Mumbai: The steep wage hike announced by the largest automaker Maruti Suzuki will not have significant impact on the bottomline, a top company official said on Wednesday.

The company on Tuesday had announced a much-awaited wage settlement agreement with its workers at its flagship Gurgaon plant, under which the employees will get an average salary hike of Rs 18,000 per month spread over three years.

"There will be no significant impact of the wage agreement on our bottomline, as the wage cost will remain at around 2.6 percent as in the past, therefore it will not have any effect," Maruti Suzuki chairman RC Bhargava told reporters on the sidelines of the 39th National Management Association convention.

The company's total wage cost -- starting from managing director to workers -- is a little over 2 percent to total sales, Bhargava further said.

At the moment, there is no union at the Manesar unit, which had seen a spate of labour unrest with the recent one in July turning bloody with the killing of the HR manager at the plant, he said.

"We have worked out a mechanism, by which the existing workers can get involved in discussing and settling wages.

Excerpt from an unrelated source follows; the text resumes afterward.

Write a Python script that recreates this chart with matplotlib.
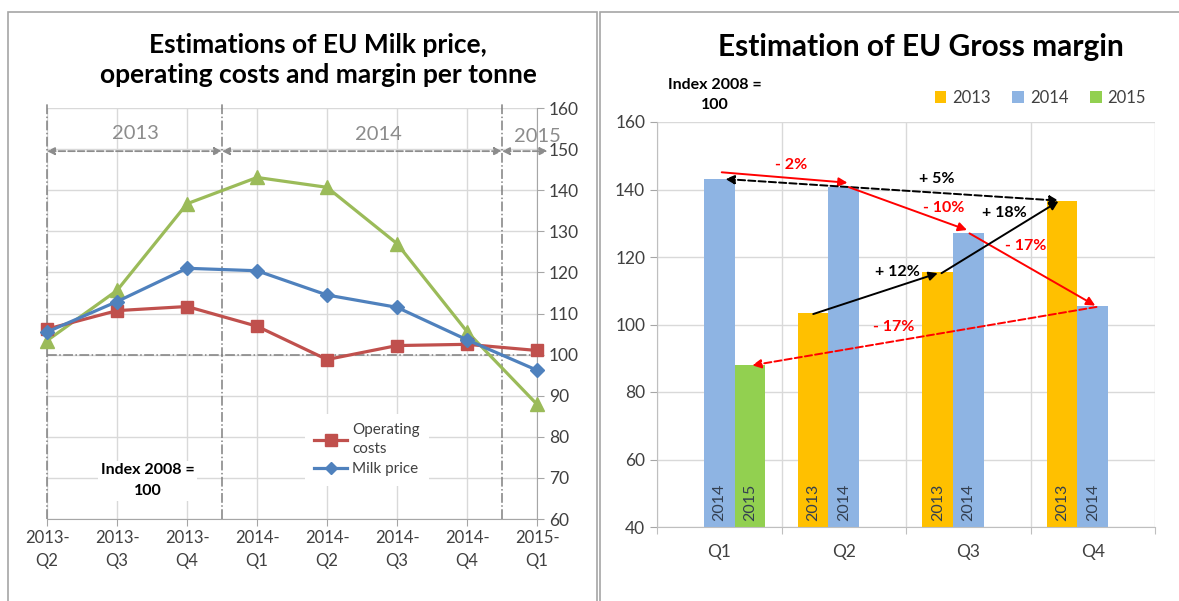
import numpy as np
import matplotlib
matplotlib.use('Agg')
import matplotlib.pyplot as plt
from matplotlib.patches import Rectangle
from matplotlib.lines import Line2D

plt.rcParams['font.family'] = ['Lato', 'DejaVu Sans']

# left chart data
periods = ['2013-\nQ2', '2013-\nQ3', '2013-\nQ4', '2014-\nQ1',
           '2014-\nQ2', '2014-\nQ3', '2014-\nQ4', '2015-\nQ1']
operating_costs = [106.2, 110.7, 111.7, 106.9, 98.8, 102.2, 102.5, 101.0]
milk_price = [105.5, 112.9, 121.0, 120.4, 114.5, 111.5, 103.6, 96.2]
margin = [103.4, 115.6, 136.7, 143.1, 140.7, 127.0, 105.6, 87.9]
year_labels = ['2013', '2014', '2015']
year_starts = [0, 2.5, 6.5]
year_ends = [2.5, 6.5, 7.15]

# right chart data
quarters = ['Q1', 'Q2', 'Q3', 'Q4']
years = ['2013', '2014', '2015']
margin_2013 = [np.nan, 103.4, 115.6, 136.7]
margin_2014 = [143.1, 140.7, 127.0, 105.6]
margin_2015 = [87.9, np.nan, np.nan, np.nan]

RED = '#C0504D'
BLUE = '#4F81BD'
GREEN = '#9BBB59'
C2013 = '#FFC000'
C2014 = '#8EB4E3'
C2015 = '#92D050'
GRID = '#D9D9D9'
TXT = '#404040'

fig = plt.figure(figsize=(11.79, 6.01), dpi=100)

# panel frames
W, H = 1179, 601
fig.patches.append(Rectangle((8 / W, -0.05), 589 / W, 1 - 12 / H + 0.05,
                             transform=fig.transFigure, fill=False,
                             edgecolor='#A6A6A6', lw=1.2))
fig.patches.append(Rectangle((600 / W, -0.05), 0.6, 1 - 12 / H + 0.05,
                             transform=fig.transFigure, fill=False,
                             edgecolor='#A6A6A6', lw=1.2))

# ---------------- left chart ----------------
ax = fig.add_axes([47 / W, 1 - 519 / H, 490 / W, 411 / H])
x = np.arange(len(periods))
ax.set_xlim(0, 7)
ax.set_ylim(60, 160)
ax.set_yticks(range(60, 161, 10))
ax.yaxis.tick_right()
ax.set_xticks(x)
ax.set_xticklabels(periods, fontsize=12, color=TXT, linespacing=1.5)
ax.tick_params(axis='y', labelsize=12.5, colors='#A6A6A6', length=5, direction='out')
ax.tick_params(axis='x', length=5, direction='out', colors='#A6A6A6', pad=3)
for t in ax.get_xticklabels():
    t.set_color(TXT)
for t in ax.get_yticklabels():
    t.set_color(TXT)
ax.grid(True, color=GRID, lw=1)
ax.set_axisbelow(True)
for s in ['top', 'left']:
    ax.spines[s].set_visible(False)
for s in ['right', 'bottom']:
    ax.spines[s].set_color('#A6A6A6')

# dash-dot reference lines
ax.axhline(100, color='#808080', lw=1.1, ls='-.')
for xv in year_starts:
    ax.plot([xv, xv], [60, 161], color='#808080', lw=1.1, ls='-.', clip_on=False)

# year ranges
for lab, xs, xe in zip(year_labels, year_starts, year_ends):
    ax.annotate('', xy=(xe, 149.5), xytext=(xs, 149.5), annotation_clip=False,
                arrowprops=dict(arrowstyle='<|-|>', color='#8C8C8C', lw=1.3,
                                ls='--', mutation_scale=11, shrinkA=0, shrinkB=0))
ax.text(1.26, 153.8, year_labels[0], color='#8C8C8C', fontsize=14.5, ha='center', va='center')
ax.text(4.73, 153.5, year_labels[1], color='#8C8C8C', fontsize=14.5, ha='center', va='center')
ax.text(7.0, 153.0, year_labels[2], color='#8C8C8C', fontsize=14.5, ha='center', va='center')

ax.plot(x, margin, color=GREEN, lw=2.3, marker='^', ms=10, clip_on=False, zorder=3)
ax.plot(x, operating_costs, color=RED, lw=2.3, marker='s', ms=8.5, clip_on=False, zorder=4)
ax.plot(x, milk_price, color=BLUE, lw=2.3, marker='D', ms=7, clip_on=False, zorder=5)

handles = [Line2D([], [], color=RED, lw=2.3, marker='s', ms=8.5),
           Line2D([], [], color=BLUE, lw=2.3, marker='D', ms=6)]
leg = ax.legend(handles, ['Operating\ncosts', 'Milk price'], loc='upper left',
                bbox_to_anchor=(0.51, 0.275), fontsize=11, frameon=True,
                facecolor='white', edgecolor='none', framealpha=1,
                handlelength=2.2, handletextpad=0.3, labelspacing=0.4,
                borderpad=0.6, fancybox=False)
for t in leg.get_texts():
    t.set_color(TXT)
    t.set_linespacing(1.5)

ax.text(1.44, 69.3, 'Index 2008 =\n100', fontsize=11.5, fontweight='bold',
        ha='center', va='center', linespacing=1.6,
        bbox=dict(facecolor='white', edgecolor='none', pad=2))

fig.text(318 / W, 1 - 60 / H, 'Estimations of EU Milk price,\noperating costs and margin per tonne',
         fontsize=19, fontweight='bold', ha='center', va='center', linespacing=1.3)

# ---------------- right chart ----------------
bx = fig.add_axes([657 / W, 1 - 527 / H, 498 / W, 405 / H])
q = np.arange(len(quarters))
w = 0.245
series = [margin_2013, margin_2014, margin_2015]
colors = [C2013, C2014, C2015]
offsets = [-w, 0, w]
for yr, vals, col, off in zip(years, series, colors, offsets):
    bx.bar(q + off, np.array(vals) - 40, bottom=40, width=w, color=col, label=yr, zorder=2)
    for qi, v in zip(q, vals):
        if not np.isnan(v):
            bx.text(qi + off, 41.8, yr, rotation=90, ha='center', va='bottom',
                    fontsize=11.5, color='#333F50', zorder=3)

bx.set_xlim(-0.5, 3.5)
bx.set_ylim(40, 160)
bx.set_yticks(range(40, 161, 20))
bx.set_xticks(np.arange(-0.5, 3.6, 1))
bx.set_xticklabels([])
bx.set_xticks(q, minor=True)
bx.set_xticklabels(quarters, minor=True, fontsize=12.5, color=TXT)
bx.tick_params(axis='x', which='minor', length=0, pad=12)
bx.tick_params(axis='x', which='major', length=5, colors='#BFBFBF')
bx.tick_params(axis='y', length=5, labelsize=12.5, colors='#A6A6A6')
for t in bx.get_yticklabels():
    t.set_color(TXT)
bx.grid(True, which='major', color=GRID, lw=1)
bx.set_axisbelow(True)
for s in ['top', 'right']:
    bx.spines[s].set_visible(False)
for s in ['left', 'bottom']:
    bx.spines[s].set_color('#BFBFBF')


def arrow(x0, y0, x1, y1, col, style='-|>', ls='-'):
    bx.annotate('', xy=(x1, y1), xytext=(x0, y0), zorder=5,
                arrowprops=dict(arrowstyle=style, color=col, lw=1.4, ls=ls,
                                mutation_scale=13, shrinkA=0, shrinkB=0))


arrow(0.02, margin_2014[0] + 2, 1.03, margin_2014[1] + 1.3, 'red')
arrow(0.05, margin_2014[0], 2.755 - 0.03, margin_2013[3], 'black', style='<|-|>', ls='--')
arrow(1.04, margin_2014[1], 1.99, margin_2014[2] + 1, 'red')
arrow(2.01, margin_2014[2], 3.02, margin_2014[3], 'red')
arrow(1 - w, margin_2013[1] - 0.3, 2 - w, margin_2013[2] - 0.4, 'black')
arrow(2 - w + 0.03, margin_2013[2] - 0.4, 3 - w - 0.03, margin_2013[3] - 0.2, 'black')
arrow(3.03, margin_2014[3] - 0.4, w + 0.02, margin_2015[0], 'red', ls='--')

lab = dict(fontsize=11.5, fontweight='bold', ha='center', va='center', zorder=6)
bx.text(0.58, 147.2, '- 2%', color='red', **lab)
bx.text(1.75, 143.0, '+ 5%', color='black', **lab)
bx.text(1.80, 134.4, '- 10%', color='red', **lab)
bx.text(2.46, 123.3, '- 17%', color='red', **lab)
bx.text(1.43, 115.5, '+ 12%', color='black', **lab)
bx.text(2.29, 132.9, '+ 18%', color='black', **lab)
bx.text(1.40, 99.3, '- 17%', color='red', **lab)

rl = bx.legend(loc='center', bbox_to_anchor=(0.77, 1.06), ncol=3, frameon=False,
               fontsize=12, handlelength=0.7, handleheight=0.7,
               handletextpad=0.35, columnspacing=1.3)
for t in rl.get_texts():
    t.set_color(TXT)

fig.text(715 / W, 1 - 95 / H, 'Index 2008 =\n100', fontsize=11.5, fontweight='bold',
         ha='center', va='center', linespacing=1.6)
fig.text(921 / W, 1 - 47 / H, 'Estimation of EU Gross margin', fontsize=21.5,
         fontweight='bold', ha='center', va='center')

fig.savefig('out.png', dpi=100)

But wages ultimately have to be similar in both the factories and can't have two wages," he said.

Bhargava also clarified that the wage hike is not 75 percent, as was reported in a section of the media. The average wage hike over a last three years is about 48-49 percent, he added.

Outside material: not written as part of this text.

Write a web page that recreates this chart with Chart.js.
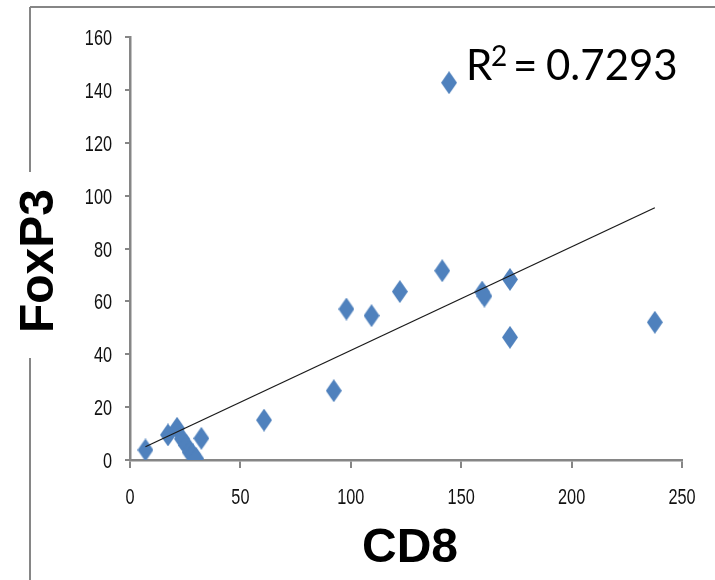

Replying to a question on price hike, Bhargava said, "I don't know when it will happen."

Commenting on the Manesar plant unrest, he said, the plant is now running quite smoothly at 60 percent capacity utilisation and the company is hopeful of achieving full capacity utilisation from next month.

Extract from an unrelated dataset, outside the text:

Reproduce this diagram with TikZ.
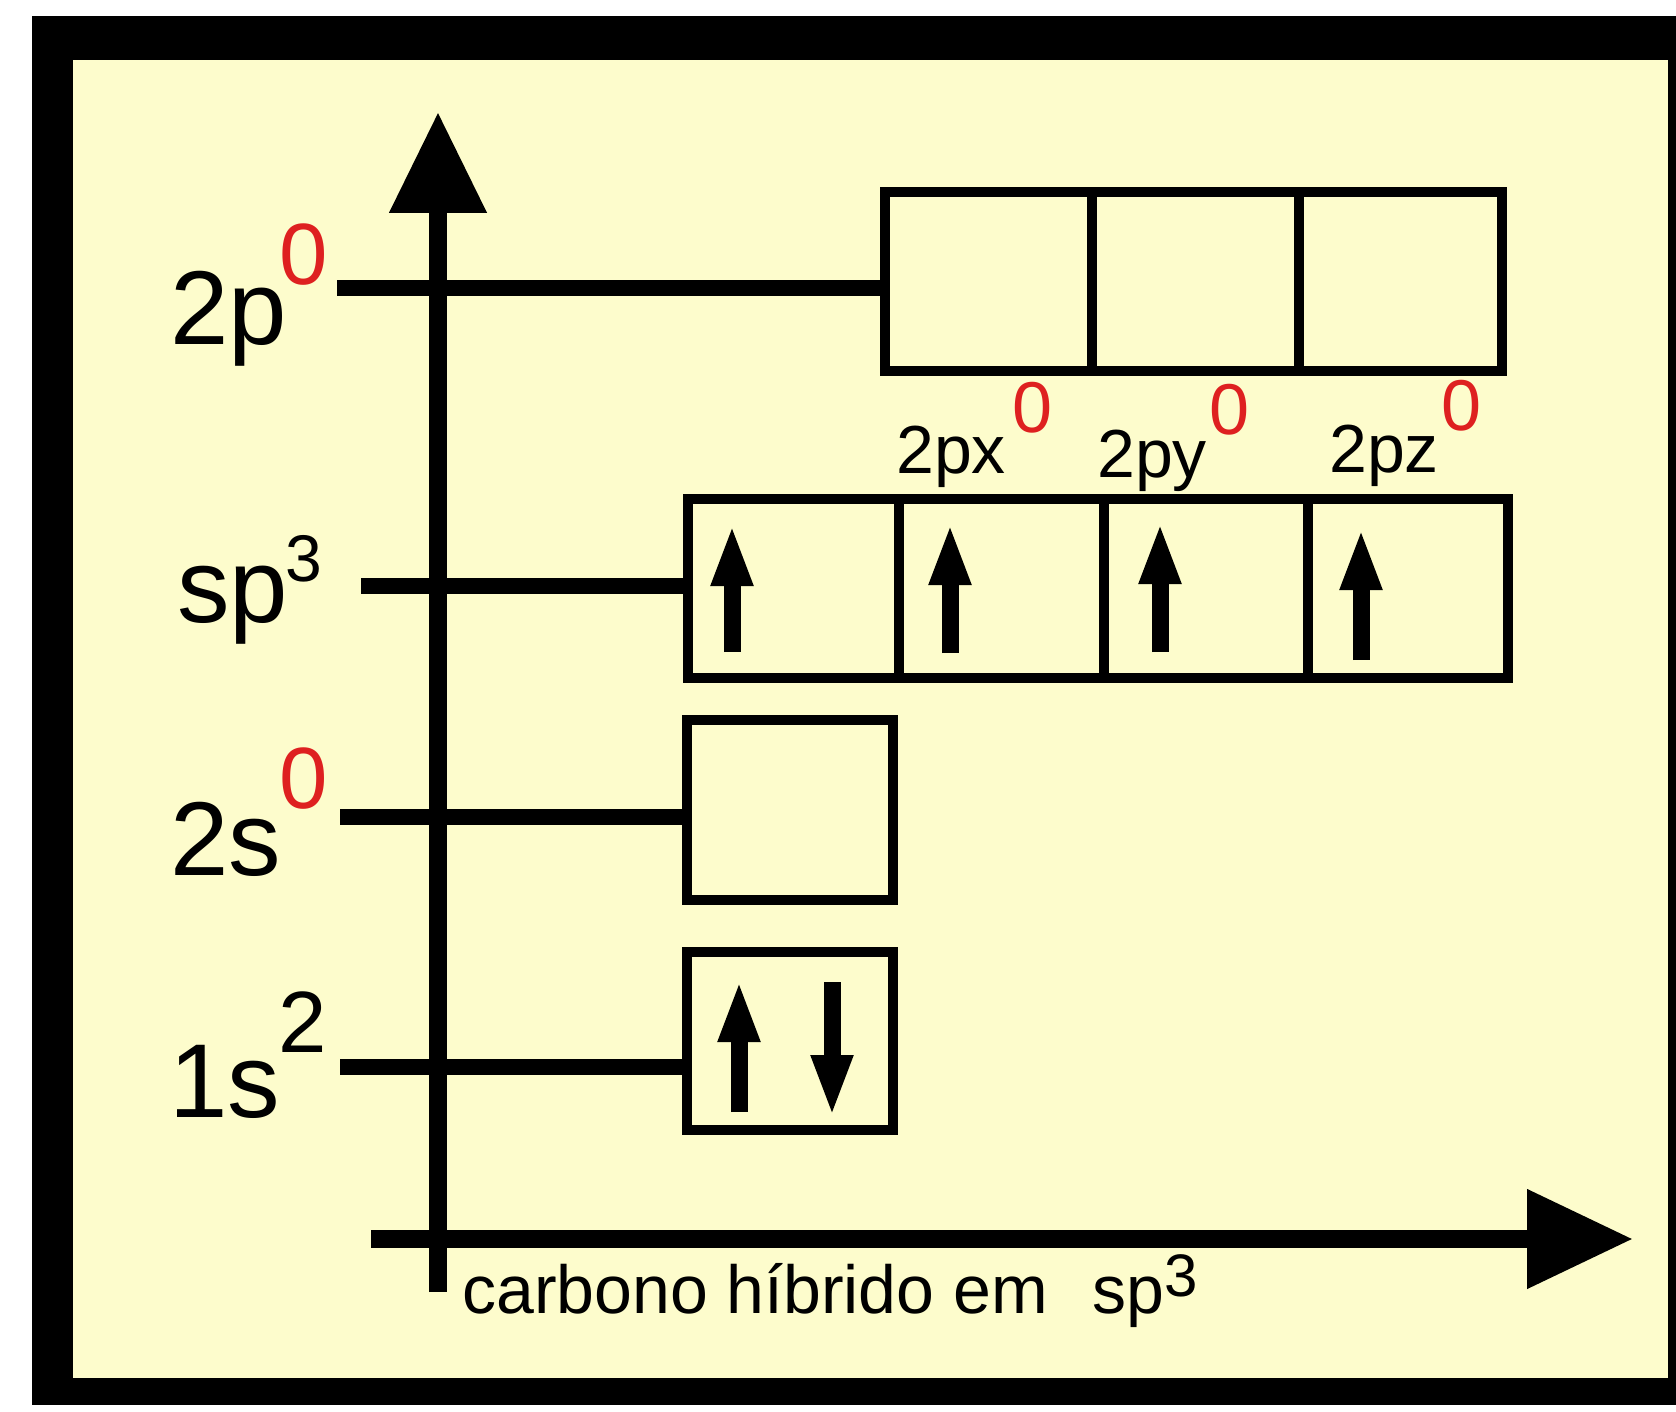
\documentclass[tikz,border=0pt]{standalone}
\usepackage{fontspec}
\setmainfont{Liberation Sans}
\usetikzlibrary{arrows.meta}
\definecolor{cream}{RGB}{253,252,204}
\definecolor{supred}{RGB}{222,32,32}
\newcommand{\myfs}[1]{\fontsize{#1}{#1}\selectfont}
\begin{document}
\begin{tikzpicture}[x=1pt,y=-1pt,
  lbl/.style={inner sep=0pt, anchor=base west, font={\myfs{105}}},
  suplbl/.style={inner sep=0pt, anchor=base west, text=supred, font={\myfs{87}}},
  blksup/.style={inner sep=0pt, anchor=base west, font={\myfs{87}}},
  orblbl/.style={inner sep=0pt, anchor=base west, font={\myfs{68}}},
  orbsup/.style={inner sep=0pt, anchor=base west, text=supred, font={\myfs{72}}},
  obox/.style={draw, line width=10pt, inner sep=0pt, minimum height=179pt},
  level/.style={line width=16pt},
  axisline/.style={line width=18pt},
  spin/.style={line width=17pt, -{Triangle[length=62pt,width=38pt]}}
]
\useasboundingbox (0,0) rectangle (1676,1412);
% frame
\fill[white] (0,0) rectangle (1676,1412);
\fill[black] (32,16) rectangle (1676,1405);
\fill[cream] (73,60) rectangle (1668,1378);

% 2p boxes
\node[obox, minimum width=207pt] (p1) at (988.5,281.5) {};
\node[obox, minimum width=207pt] (p2) at (1195.5,281.5) {};
\node[obox, minimum width=203pt] (p3) at (1400.5,281.5) {};
% sp3 boxes
\node[obox, minimum width=211pt] (s1) at (793.5,588.5) {};
\node[obox, minimum width=205pt] (s2) at (1001.5,588.5) {};
\node[obox, minimum width=204pt] (s3) at (1206,588.5) {};
\node[obox, minimum width=200pt] (s4) at (1408,588.5) {};
% 2s box
\node[obox, minimum width=206pt, minimum height=180pt] (b2s) at (790,810) {};
% 1s box
\node[obox, minimum width=206pt, minimum height=178pt] (b1s) at (790,1041) {};

% level lines
\coordinate (l2p) at (337,288);
\coordinate (lsp) at (361,586);
\coordinate (l2s) at (340,817);
\coordinate (l1s) at (340,1067);
\draw[level] (l2p) -- (l2p -| p1.west);
\draw[level] (lsp) -- (lsp -| s1.west);
\draw[level] (l2s) -- (l2s -| b2s.west);
\draw[level] (l1s) -- (l1s -| b1s.west);

% axes
\coordinate (yb) at (438,1292);
\coordinate (yt) at (438,112);
\coordinate (xl) at (371,1239);
\coordinate (xr) at (1633,1239);
\draw[axisline, -{Triangle[length=101pt,width=93pt]}] (yb) -- (yt);
\draw[axisline, -{Triangle[length=106pt,width=95pt]}] (xl) -- (xr);

% spins
\draw[spin] (732,652) -- (732,524);
\draw[spin] (950,653) -- (950,523);
\draw[spin] (1160,652) -- (1160,522);
\draw[spin] (1361,660) -- (1361,528);
\draw[spin] (739,1112) -- (739,980);
\draw[spin] (832,982) -- (832,1117);

% level labels
\node[lbl] (t2p) at (170,345) {2p};
\node[suplbl] (t2p0) at (279,285) {0};
\node[lbl] (tsp) at (177,622) {sp};
\node[blksup, font={\myfs{66}}] (tsp3) at (285,581) {3};
\node[lbl] (t2s) at (170,875) {2s};
\node[suplbl] (t2s0) at (279,808) {0};
\node[lbl] (t1s) at (169,1117) {1s};
\node[blksup] (t1s2) at (278,1052) {2};

% orbital labels
\node[orblbl] (tpx) at (896,473) {2px};
\node[orbsup] (tpx0) at (1012,432) {0};
\node[orblbl] (tpy) at (1097,477) {2py};
\node[orbsup] (tpy0) at (1209,435) {0};
\node[orblbl] (tpz) at (1329,472) {2pz};
\node[orbsup] (tpz0) at (1441,430) {0};

% caption
\node[inner sep=0pt, anchor=base west, font={\myfs{68}}] (cap) at (462,1313)
  {carbono híbrido em\hspace{45pt}sp\raisebox{17pt}{\myfs{60}3}};
\end{tikzpicture}
\end{document}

On the relations with the workers, Bhargava said, "our relationship with workers' was always very good. What happened on July 18 was absolutely unexplainable."

Bhargava also called for increasing the contribution of the manufacturing sector to GDP for creating more jobs.

The manufacturing sector contributes only 15-16 percent to the GDP, while this is around 40 percent in the developed economies like US and Germany, Bhargava said, and called for better government-industry coordination for this.